5 Maar indien haar vader dat zal breken, ten dage als hij het hoort, al haar geloften, en haar verbintenissen, waarmede zij haar ziel verbonden heeft, zullen niet bestaan; maar de HEERE zal het haar vergeven; want haar vader heeft ze haar doen breken.
But if her father, as soon as he had heard it, had contradicted it, both her vows and her oaths shall be nullified, neither shall she be held liable to the promise, because her father had contradicted it.
6 Doch indien zij immers een man heeft, en haar geloften op haar zijn, of de uitspraak harer lippen, waarmede zij haar ziel verbonden heeft;
If she has a husband, and she has vowed anything, then, once the word has gone out of her mouth, she will have obligated her soul by an oath.
7 En haar man dat zal horen, en ten dage als hij het hoort, tegen haar zal stilzwijgen, zo zullen haar geloften bestaan, en haar verbintenissen, waarmede zij haar ziel verbonden heeft, zullen bestaan.
On the day that her husband will hear of it, and yet not contradict it, she shall be liable to the vow, and she shall repay whatever she has promised.

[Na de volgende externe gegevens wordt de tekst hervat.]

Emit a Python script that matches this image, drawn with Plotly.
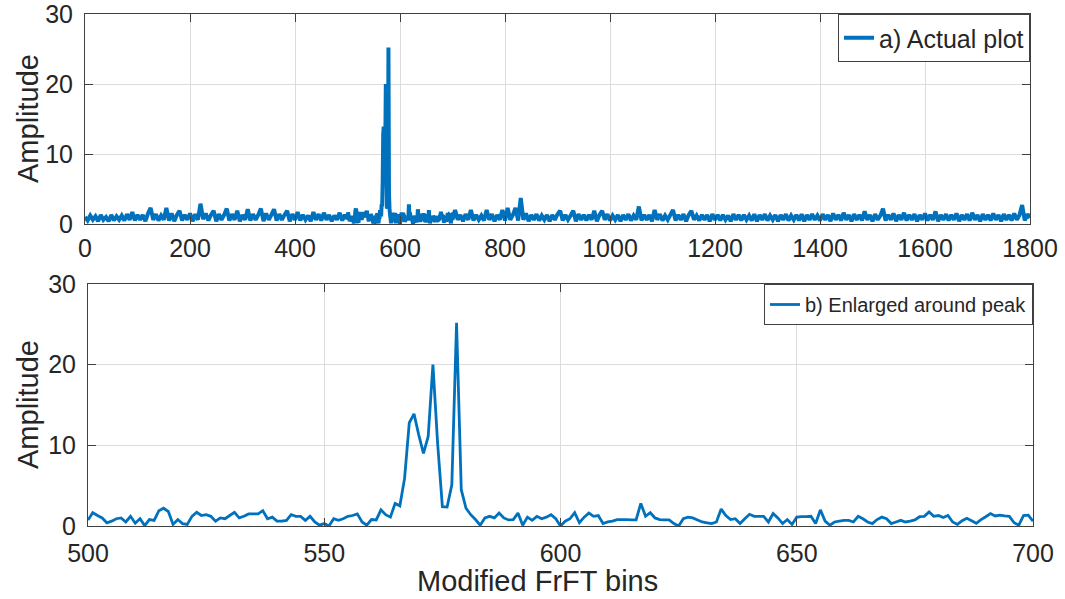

8 Maar indien haar man ten dage, als hij het hoorde, dat zal breken, en haar gelofte, die op haar was, zal te niet maken, mitsgaders de uitspraak harer lippen, waarmede zij haar ziel verbonden heeft, zo zal het de HEERE haar vergeven.
But if, as soon as he hears it, he contradicts it, then he will have caused her promises, and the words by which she had bound her soul, to be null and void. The Lord will be favorable to her.
9 Aangaande de gelofte ener weduwe, of ener verstotene: alles, waarmede zij haar ziel verbonden heeft, zal over haar bestaan.
Widows and divorced women shall repay whatever they have vowed.
10 Maar indien zij ten huize haars mans gelofte gedaan heeft, of met een eed door verbintenis haar ziel verbonden heeft;
If a wife in the house of her husband has bound herself by a vow or an oath,
11 En haar man dat gehoord, en tegen haar stil zal gezwegen hebben, dat niet brekende; zo zullen al haar geloften bestaan, mitsgaders alle verbintenis, waarmede zij haar ziel verbonden heeft, zal bestaan.
if her husband heard it and remained silent, and he did not contradict the promise, she shall repay what she had promised.
12 Maar indien haar man die dingen ganselijk te niet maakt, ten dage als hij het hoort, niets van al wat uit haar lippen gegaan is, van haar gelofte, en van de verbintenis harer ziel, zal bestaan; haar man heeft ze te niet gemaakt, en de HEERE zal het haar vergeven.
But if he promptly contradicts it, she shall not be held liable to the promise. For her husband has contradicted it. And the Lord will be favorable to her.
13 Alle gelofte, en allen eed der verbintenis, om de ziel te verootmoedigen, die zal haar man bevestigen, of die zal haar man te niet maken.
If she has vowed or bound herself by oath, in order to afflict her soul by fasting, or by abstaining from other things, it shall be for the arbitration of her husband, as to whether or not she may do it.
14 Maar zo haar man tegen haar van dag tot dag ganselijk stilzwijgt, zo bevestigt hij al haar geloften, of al haar verbintenissen, dewelke op haar zijn; hij heeft ze bevestigd, omdat hij tegen haar stilgezwegen heeft, ten dage als hij het hoorde.
But if the husband, upon hearing it, remains silent, and he delays judgment until another day, whatever she had vowed or promised, she shall repay, because when he first heard it, he remained silent.
15 Doch zo hij ze ganselijk te niet maken zal, nadat hij het gehoord zal hebben, zo zal hij haar ongerechtigheid dragen.
And if he contradicted it only sometime after he had known about it, he shall bear his iniquity.”
16 Dat zijn de inzettingen, die de HEERE Mozes geboden heeft, tussen een man en zijn huisvrouw, tussen een vader en zijn dochter, zijnde in haar jonkheid, ten huize haars vaders.
These are the laws which the Lord has appointed to Moses, between a husband and a wife, between a father and a daughter, who is still in the state of childhood or who remains in her father’s house.